Короле́вский о́рден Обе́их Сици́лий (итал. Ordine reale delle Due Sicilie, фр. Ordre royal des Deux-Siciles) — национальный орден Неаполитанского королевства, а затем Королевства обеих Сицилий, существовавший в период с 1808 по 1819 год.





Учреждение и упразднение

Орден был учреждён 24 февраля 1808 года Жозефом Бонапартом в начале его правления Неаполитанским королевством. Своей организационной структурой орден копировал наполеоновский орден Почётного легиона. Похожими были и знаки отличия этих орденов, с отличием в центральном гербе и надписью на латинском вокруг него «Jos. Napoleon Sic. Rex Instituit» («Учреждён королём сицилийским Жозефом Наполеоном»).

После коронования Жозефа испанской короной в 1809 году новый король сицилийского королевства Иоахим Мюрат немного изменил дизайн знаков отличия. Этот орден не надолго пережил наполеоновскую империю. В 1815 году знак его был соответствующим образом изменён королём Фердинандом, а в 1819 году уже в рамках нового Королевства обеих Сицилий орден был упразднён.

Организация и членство

Существовало пять степеней членства в ордене (как организации) в трёх классах (по старшинству):

Классы Степени
Гроссмейстер (Грандмастер) ордена
1. Высшие члены
ордена
1. Рыцарь Большого креста
2. Великий офицер
2. Командоры
3. Командор
4. Офицер
3. Кавалеры
5. Рыцарь

Количество членов ордена было ограничено: 50 высших членов, 100 командоров и 650 кавалеров.
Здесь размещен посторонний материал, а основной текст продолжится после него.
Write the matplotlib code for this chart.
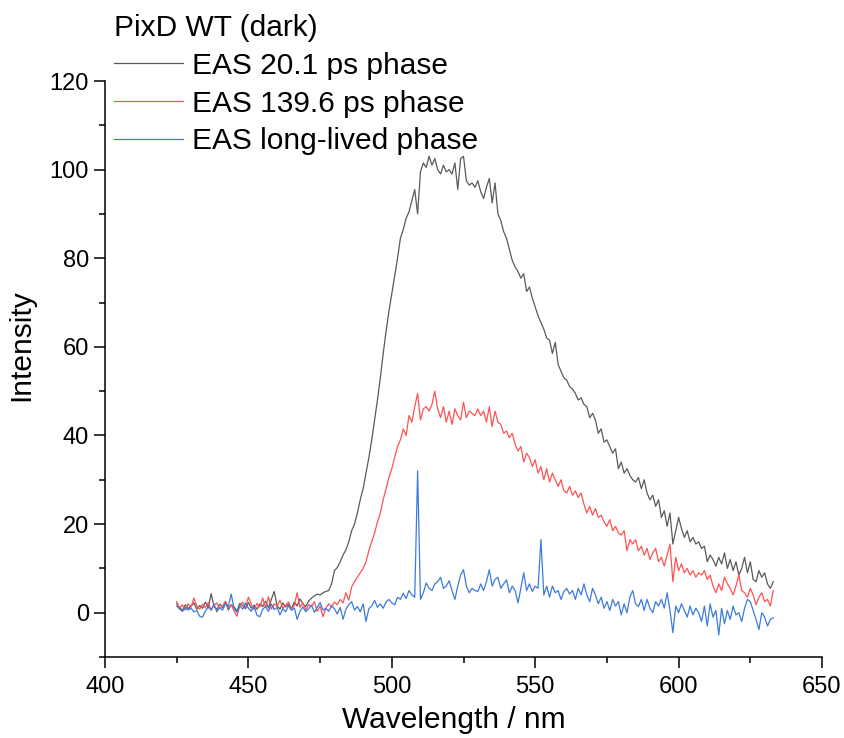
import numpy as np
import matplotlib
matplotlib.use("Agg")
import matplotlib.pyplot as plt

plt.rcParams['font.family'] = ['Liberation Sans', 'DejaVu Sans']

wl_start, wl_end = 425, 633
wavelength = np.arange(wl_start, wl_end + 1)

eas_20ps = [
    2.0, 1.2, 0.5, 1.8, 0.9, 1.5, 2.2, 0.8, 1.6, 1.0,
    2.4, 1.1, 4.3, 1.5, 0.7, 1.9, 1.2, 2.5, 0.6, 1.8,
    1.3, 0.4, 2.1, 1.6, 0.9, 2.3, 1.0, 1.7, 0.8, 2.0,
    1.4, 2.6, 1.1, 3.0, 4.8, 1.6, 0.8, 2.2, 1.3, 1.9,
    0.9, 2.4, 1.5, 3.1, 2.0, 1.4, 2.6, 3.3, 3.8, 4.2,
    4.0, 4.5, 4.8, 5.0, 6.5, 9.5, 10.2, 11.5, 13.0, 14.2,
    16.0, 18.5, 20.0, 22.5, 25.5, 28.0, 31.5, 35.0, 39.0, 43.5,
    48.0, 53.0, 58.5, 63.5, 68.0, 72.0, 76.0, 80.0, 84.5, 86.5,
    89.0, 90.5, 93.0, 95.5, 90.0, 99.5, 101.5, 100.5, 103.0, 101.0,
    102.5, 100.0, 99.0, 101.0, 99.5, 100.0, 99.0, 101.5, 95.5, 102.5,
    103.0, 97.5, 96.5, 97.0, 96.0, 97.5, 95.0, 93.5, 96.0, 98.0,
    92.5, 97.0, 90.0, 88.5, 86.0, 84.5, 82.0, 79.5, 78.0, 77.0,
    75.5, 76.5, 72.5, 73.5, 71.0, 69.0, 67.0, 65.5, 64.0, 62.0,
    61.5, 58.5, 61.0, 56.0, 54.5, 53.0, 52.5, 51.0, 50.5, 49.5,
    48.0, 48.5, 47.0, 46.5, 44.0, 45.0, 43.5, 40.5, 41.5, 38.5,
    39.0, 37.5, 36.0, 37.0, 32.5, 34.0, 31.5, 32.5, 31.0, 30.0,
    29.5, 30.5, 28.0, 30.0, 27.0, 25.5, 26.5, 24.0, 25.5, 21.5,
    23.0, 19.5, 22.5, 15.5, 18.5, 21.5, 19.0, 17.0, 18.5, 16.0,
    17.0, 15.5, 16.0, 14.5, 15.0, 11.5, 13.0, 12.0, 10.5, 12.5,
    11.0, 13.5, 10.0, 12.0, 9.5, 11.5, 8.5, 10.0, 12.5, 9.0,
    11.5, 7.5, 7.0, 9.5, 8.0, 9.0, 6.5, 5.5, 7.0,
]

eas_140ps = [
    2.5, 1.0, 1.8, 0.6, 2.0, 1.2, 3.3, 1.5, 0.8, 1.9,
    1.1, 2.3, 0.5, 1.7, 2.2, 0.9, 1.5, 2.6, 1.0, 1.8,
    0.4, -0.8, 1.6, 2.4, 1.2, 3.5, 1.9, 0.7, 2.1, 1.3,
    3.3, 1.1, 3.6, 0.8, 2.0, 1.5, 2.8, 1.0, 1.7, 2.4,
    0.9, 1.6, 4.5, 1.2, 2.2, 0.6, 1.8, 1.4, 2.5, 0.3,
    1.5, -0.9, 1.0, 2.0, 1.3, 2.4, 1.8, 3.0, 2.2, 4.5,
    2.8, 5.8, 7.0, 8.0, 9.0, 10.0, 11.5, 14.0, 16.0, 18.0,
    20.5, 22.5, 25.5, 28.0, 30.5, 32.5, 35.0, 37.5, 39.0, 41.5,
    40.0, 44.5, 43.0, 46.5, 49.5, 43.5, 46.0, 46.5, 45.5, 47.0,
    50.0, 46.0, 44.0, 46.5, 43.0, 45.5, 42.5, 46.0, 44.5, 43.5,
    47.5, 44.0, 45.5, 45.0, 44.5, 46.0, 44.5, 45.5, 43.0, 46.5,
    42.0, 45.5, 43.0, 42.5, 40.5, 41.0, 39.5, 40.5, 38.0, 36.5,
    37.5, 34.0, 36.0, 35.0, 33.0, 34.5, 31.5, 33.0, 30.0, 32.5,
    29.5, 31.5, 30.0, 28.5, 30.0, 27.5, 27.0, 28.5, 26.5, 27.5,
    26.0, 27.0, 24.5, 22.5, 24.0, 22.0, 23.5, 21.5, 22.0, 20.5,
    19.5, 21.0, 18.5, 19.5, 18.0, 17.5, 18.5, 14.0, 16.5, 15.5,
    16.5, 14.0, 15.0, 13.0, 14.5, 12.0, 13.5, 14.5, 11.5, 12.5,
    10.5, 13.0, 15.5, 7.0, 12.5, 9.5, 11.0, 9.0, 10.0, 8.5,
    9.5, 8.0, 9.0, 8.5, 9.5, 7.5, 8.5, 6.0, 4.5, 6.5,
    5.0, 8.0, 6.5, 5.5, 4.0, 6.0, 8.5, 5.0, 4.5, 3.5,
    5.5, 4.0, 1.8, 3.5, 4.5, 2.5, 3.0, 1.5, 5.0,
]

eas_long = [
    1.5, 0.8, 0.3, 1.2, 0.6, 1.0, 0.2, 0.5, -0.8, -1.0,
    0.4, 1.3, 0.7, 1.9, 0.2, 1.1, 0.6, 2.0, 1.4, 4.2,
    0.9, 0.1, 1.6, 0.8, 2.2, 1.0, 0.3, 1.5, -0.6, -0.9,
    0.8, 1.4, 0.3, 2.0, 0.7, 1.2, -0.5, 0.9, 0.2, 1.6,
    0.5, 1.1, -1.5, 0.4, 1.3, 0.2, 0.9, 1.7, 0.1, 1.2,
    2.3, 0.6, 1.0, 0.3, 1.5, 0.9, -0.3, 1.2, -1.5, 0.8,
    1.8, 2.5, 0.6, 1.4, 0.2, 2.0, -2.0, 0.9, 1.5, 2.8,
    1.2, 2.0, 1.0, 2.4, 3.0, 2.2, 1.8, 3.5, 3.0, 4.4,
    3.2, 5.0, 4.0, 3.5, 32.0, 3.0, 4.5, 6.7, 5.5, 5.0,
    6.5, 7.0, 8.0, 5.5, 6.0, 7.2, 5.0, 3.0, 6.0, 8.5,
    9.7, 6.0, 4.5, 5.5, 5.0, 4.8, 6.5, 5.0, 7.0, 9.7,
    6.0, 7.5, 8.0, 5.5, 6.5, 7.4, 4.5, 6.0, 5.0, 2.2,
    5.5, 9.0, 5.0, 6.5, 4.8, 6.0, 5.5, 16.5, 4.0, 6.0,
    3.5, 6.0, 4.5, 5.0, 3.0, 4.8, 5.5, 4.2, 5.0, 3.0,
    5.5, 4.0, 6.5, 4.0, 2.5, 5.5, 4.0, 2.0, 3.5, 1.0,
    2.5, 0.5, 3.0, 1.5, 2.5, -0.5, 2.0, 0.0, 3.5, 5.0,
    2.0, 1.4, 3.0, 0.5, 3.0, 1.0, 0.0, 2.5, 1.5, 3.0,
    1.0, 4.5, 0.5, -4.5, 1.5, 0.0, 2.0, 0.5, -1.0, 1.5,
    -0.5, 1.0, 0.0, -2.0, 1.5, -3.0, 2.0, -1.0, 0.5, -5.0,
    1.0, -2.5, 0.5, -1.5, 1.5, -0.5, 0.0, -2.0, 1.0, 3.0,
    2.5, 0.5, -1.5, -3.8, 0.0, -1.0, -3.0, -1.5, -1.2,
]

series_labels = ["EAS 20.1 ps phase", "EAS 139.6 ps phase", "EAS long-lived phase"]
legend_title = "PixD WT (dark)"
x_ticks = [400, 450, 500, 550, 600, 650]
y_ticks = [0, 20, 40, 60, 80, 100, 120]

colors = ["#5a5a5a", "#ff5252", "#3d7bdb"]

fig = plt.figure(figsize=(8.45, 7.38), dpi=100)
ax = fig.add_axes([105/845, 1 - 657/738, (822 - 105)/845, (657 - 81)/738])

for ys, lab, c in zip([eas_20ps, eas_140ps, eas_long], series_labels, colors):
    ax.plot(wavelength, ys, color=c, lw=0.9, label=lab)

ax.set_xlim(400, 650)
ax.set_ylim(-10, 120)
ax.set_xticks(x_ticks)
ax.set_yticks(y_ticks)
ax.set_xticks([425, 475, 525, 575, 625], minor=True)
ax.set_yticks([-10, 10, 30, 50, 70, 90, 110], minor=True)
ax.spines['top'].set_visible(False)
ax.spines['right'].set_visible(False)
for s in ['left', 'bottom']:
    ax.spines[s].set_linewidth(1.1)
ax.tick_params(which='major', direction='out', length=8, width=1.1, labelsize=17)
ax.tick_params(axis='x', which='major', pad=5.5)
ax.tick_params(which='minor', direction='out', length=4, width=1.1)
ax.set_xlabel("Wavelength / nm", fontsize=21.5)
ax.xaxis.set_label_coords(0.487, -0.085)
ax.set_ylabel("Intensity", fontsize=21.5)
ax.yaxis.set_label_coords(-0.097, 0.542)

leg = fig.legend(loc='upper left', bbox_to_anchor=(114/845, 1 - 14/738),
                 frameon=False, title=legend_title, fontsize=21.5, title_fontsize=21.5,
                 handlelength=2.3, handletextpad=0.3, labelspacing=0.33,
                 borderpad=0, borderaxespad=0, alignment='left')
leg._legend_box.sep = 7

fig.savefig("out.png", dpi=100)
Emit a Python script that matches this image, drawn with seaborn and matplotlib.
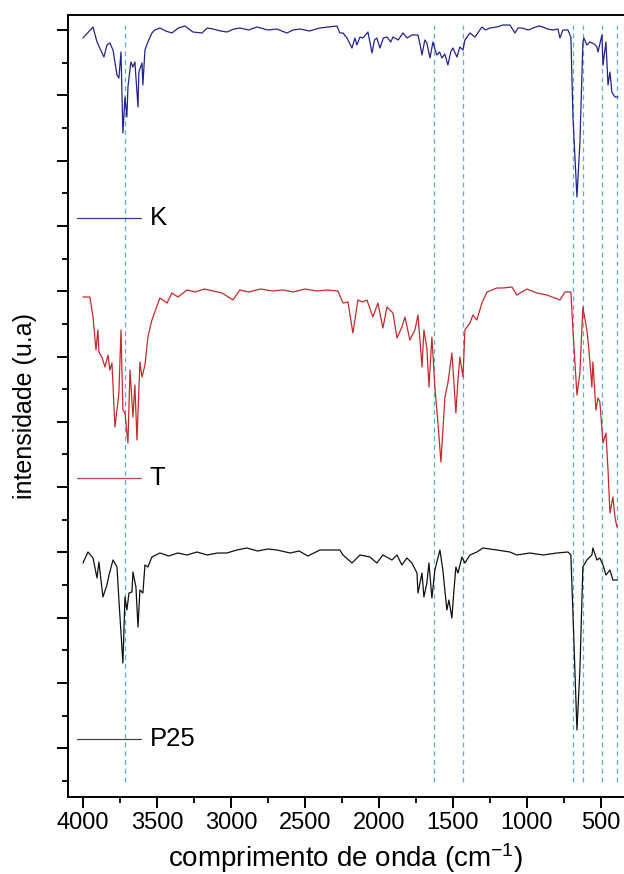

Отдельно существовала административная должность Великого канцлера ордена, на которую указом короля Жозефа был назначен Багли Бичиньяно.

Инсигнии

Все знаки отличия были изготовлены из золота, орденская лента — ясно-голубого цвета (в первоначальных вариантах также предлагалась лента с чередующимися полосами голубого, алого, снова голубого и белого цвета[1]). Пятиконечная звезда покрывалась рубиновой эмалью. Каждый из глав ордена ордена вводил некоторые различия в дизайн инсигний.

При Жозефе Бонапарте

Золотая пятиконечная звезда, покрытая рубиновой эмалью, подвешивалась остриём вниз (перевёрнутая звезда). В центре звезды медальон, покрытый ясно-голубой эмалью с гербом Неаполя — тринакрия[2], выполненная из золота. Вокруг герба надпись на латинском «Sicil rex instituit» (или, в позднем варианте, «Joseph Napoleon Sicil rex»). С обратной стороны герб Сицилии (вздыбленный конь, вырубленный в золоте) и латинская надпись из голубой эмали «Pro Renovata patria» («За возрождение Отечества») — девиз ордена.

Командорский знак отличия представлял собой такую же звезду, в разрезе верхних лучей которой восседал золотой орёл с распростёртыми крыльями. Над орлом корона, за которую осуществлялась подвеска к муаровой ленте.[уточнить]

Большой крест — знак отличия высших членов ордена, был выполнен из серебра с золотой эмалью в центре. Звезда, в отличие от младших степеней, не перевёрнутая. Лучи звезды без покрытия эмалью. В центральном медальоне изображены два сплетённых золотых венка с листьями из зелёной эмали, вокруг венков обод с голубой эмалью и латинской надписью «Joseph Neapoles Siciliarum rex instituit»[3].

При Иоахиме Мюрате

Мюрат, став преемником Жозефа на Неаполитанском троне в 1809 году, изменил латинскую надпись на лицевой стороне на «Joachim Napoleo Sicil Rex», существовали варианты с надписью «Gioacchino re di Napoli». Неаполитанский знак Тринакрии заменён на золотой портрет короля Иоахима.

При Фердинанде I

Новый король и гроссмейстер вернул наполеоновский стиль звезды и креста, но поменялись легенды, — с лицевой стороны на латинскую надпись «Ferdinandus Borbonius utriusque Siciliae Rex P.F.A.», а на обороте на «Felicitati restituta X Kal., Jun. MDCCCXV.» Цвета муаровой ленты были возвращены к первоначальному неутверждённому проекту Наполеона с четырьмя полосами.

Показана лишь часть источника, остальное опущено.